Senate Majority Leader Harry Reid was seeking to stage a test vote Saturday to see if a clean bill raising the debt ceiling could pass the chamber. Under Reid’s proposal, the debt ceiling would be raised until after the 2014 elections, making it impossible for Republicans to seek to extract policy concessions under threat of forcing the US government into default.

“The President believes that in his meetings yesterday with House Republican leaders, and today with Senate Republicans as well as, of course, with House and Senate Democrats, that there have been constructive talks,” White House Press Secretary Jay Carney told reporters Friday. “When it comes to the House Republicans, in particular, there is an indication, anyway, of a recognition that we need to remove default as a weapon in budget negotiations.”

House Democrats vowed Saturday to bring a bill to the floor that would end the shutdown. But since the GOP controls the House, and Republicans opposed to shutting down the governmenthave yet to split from their caucus in large enough numbers to bypass GOP control of the chamber, there was little chance their effort would succeed.

Nevertheless, the fact that negotiations were occurring at all, was a sign that both the shutdown and the conflict over the debt ceiling might be resolved before the debt limit is reached on October 17. If Republicans do strike a deal, they may have trouble explaining it to their base, which appears to believe that public opinion remains on their side and that the shutdown is playing out to their favor.
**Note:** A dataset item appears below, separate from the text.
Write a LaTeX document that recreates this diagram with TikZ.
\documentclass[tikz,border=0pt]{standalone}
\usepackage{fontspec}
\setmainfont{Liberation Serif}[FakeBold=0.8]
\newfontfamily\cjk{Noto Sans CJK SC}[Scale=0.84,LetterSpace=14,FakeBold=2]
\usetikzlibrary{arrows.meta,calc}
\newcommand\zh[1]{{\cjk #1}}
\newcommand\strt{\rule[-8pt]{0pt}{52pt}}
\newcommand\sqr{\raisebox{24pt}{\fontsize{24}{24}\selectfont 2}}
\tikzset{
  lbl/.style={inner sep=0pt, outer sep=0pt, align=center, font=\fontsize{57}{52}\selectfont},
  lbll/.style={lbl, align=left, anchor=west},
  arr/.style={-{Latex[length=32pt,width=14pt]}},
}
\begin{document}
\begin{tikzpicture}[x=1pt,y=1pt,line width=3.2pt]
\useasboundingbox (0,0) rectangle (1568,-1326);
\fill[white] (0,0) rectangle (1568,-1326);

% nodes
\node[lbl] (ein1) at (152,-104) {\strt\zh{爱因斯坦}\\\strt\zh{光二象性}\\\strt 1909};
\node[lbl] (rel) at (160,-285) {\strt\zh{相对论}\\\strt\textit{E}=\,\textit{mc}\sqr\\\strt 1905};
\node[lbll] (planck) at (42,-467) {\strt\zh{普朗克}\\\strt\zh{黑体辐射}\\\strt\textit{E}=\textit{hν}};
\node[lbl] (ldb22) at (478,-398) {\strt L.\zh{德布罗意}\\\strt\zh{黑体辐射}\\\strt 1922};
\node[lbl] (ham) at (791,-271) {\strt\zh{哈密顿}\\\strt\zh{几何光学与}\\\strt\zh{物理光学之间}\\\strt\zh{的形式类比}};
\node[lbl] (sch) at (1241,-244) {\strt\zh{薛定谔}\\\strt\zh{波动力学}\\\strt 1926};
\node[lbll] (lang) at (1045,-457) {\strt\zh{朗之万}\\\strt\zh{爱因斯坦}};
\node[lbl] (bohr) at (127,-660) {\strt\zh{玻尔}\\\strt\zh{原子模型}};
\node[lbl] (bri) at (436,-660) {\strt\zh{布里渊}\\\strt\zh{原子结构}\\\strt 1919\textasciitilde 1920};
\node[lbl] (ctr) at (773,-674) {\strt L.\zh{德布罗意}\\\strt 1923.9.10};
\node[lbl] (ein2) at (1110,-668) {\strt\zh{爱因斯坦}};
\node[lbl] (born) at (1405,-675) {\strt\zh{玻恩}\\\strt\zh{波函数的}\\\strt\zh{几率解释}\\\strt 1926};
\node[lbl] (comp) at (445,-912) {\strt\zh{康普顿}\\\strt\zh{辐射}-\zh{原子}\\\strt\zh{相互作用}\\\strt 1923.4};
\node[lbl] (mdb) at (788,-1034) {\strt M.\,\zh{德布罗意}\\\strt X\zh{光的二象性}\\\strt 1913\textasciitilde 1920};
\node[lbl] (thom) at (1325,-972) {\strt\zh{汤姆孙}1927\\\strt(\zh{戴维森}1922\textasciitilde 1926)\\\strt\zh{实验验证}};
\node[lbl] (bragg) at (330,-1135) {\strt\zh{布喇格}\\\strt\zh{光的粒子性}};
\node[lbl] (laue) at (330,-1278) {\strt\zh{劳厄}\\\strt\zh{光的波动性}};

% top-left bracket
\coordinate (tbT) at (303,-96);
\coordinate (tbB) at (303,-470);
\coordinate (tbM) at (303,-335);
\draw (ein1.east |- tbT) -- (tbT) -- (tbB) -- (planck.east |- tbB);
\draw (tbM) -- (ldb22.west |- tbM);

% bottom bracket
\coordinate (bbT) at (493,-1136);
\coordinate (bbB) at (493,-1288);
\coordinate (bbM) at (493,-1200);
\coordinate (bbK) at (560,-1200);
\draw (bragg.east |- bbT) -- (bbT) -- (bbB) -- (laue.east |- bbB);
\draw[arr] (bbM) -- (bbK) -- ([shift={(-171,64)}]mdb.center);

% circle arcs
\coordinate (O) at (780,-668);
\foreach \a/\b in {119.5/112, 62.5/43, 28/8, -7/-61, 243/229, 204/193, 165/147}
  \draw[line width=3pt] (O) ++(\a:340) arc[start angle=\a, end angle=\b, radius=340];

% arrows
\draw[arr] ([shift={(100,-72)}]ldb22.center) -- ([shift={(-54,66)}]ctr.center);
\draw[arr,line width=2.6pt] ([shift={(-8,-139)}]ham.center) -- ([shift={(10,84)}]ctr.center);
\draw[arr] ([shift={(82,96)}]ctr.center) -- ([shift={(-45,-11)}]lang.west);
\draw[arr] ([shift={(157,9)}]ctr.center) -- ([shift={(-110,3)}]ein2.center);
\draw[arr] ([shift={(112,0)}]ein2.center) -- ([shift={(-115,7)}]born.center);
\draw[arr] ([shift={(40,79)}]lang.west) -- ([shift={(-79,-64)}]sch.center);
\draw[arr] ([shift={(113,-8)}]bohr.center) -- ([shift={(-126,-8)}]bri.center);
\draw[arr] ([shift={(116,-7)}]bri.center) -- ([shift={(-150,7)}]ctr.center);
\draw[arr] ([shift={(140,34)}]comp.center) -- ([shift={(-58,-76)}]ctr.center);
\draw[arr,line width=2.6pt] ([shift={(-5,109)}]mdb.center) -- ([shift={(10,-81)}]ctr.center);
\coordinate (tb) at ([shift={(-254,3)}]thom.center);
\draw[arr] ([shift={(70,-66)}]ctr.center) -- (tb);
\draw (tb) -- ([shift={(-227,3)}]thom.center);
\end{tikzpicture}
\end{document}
“Democrats are feeling the heat!” Texas Senator Ted Cruz, one of the architects of the shutdown, told attendees at the gathering of conservative activists known as the Values Voters Conference on Friday. “The greatest trick the left has ever played is to convince conservatives we cannot win.”

Cruz spent the weeks before the shutdown urging Republicans to close the government rather than fund the Affordable Care Act. But implementation of the president’s health care law went ahead anyway, albeit with some notable glitches.

Almost two weeks since the shutdown began however, repealing Obamacare no longer even seems to be on the table.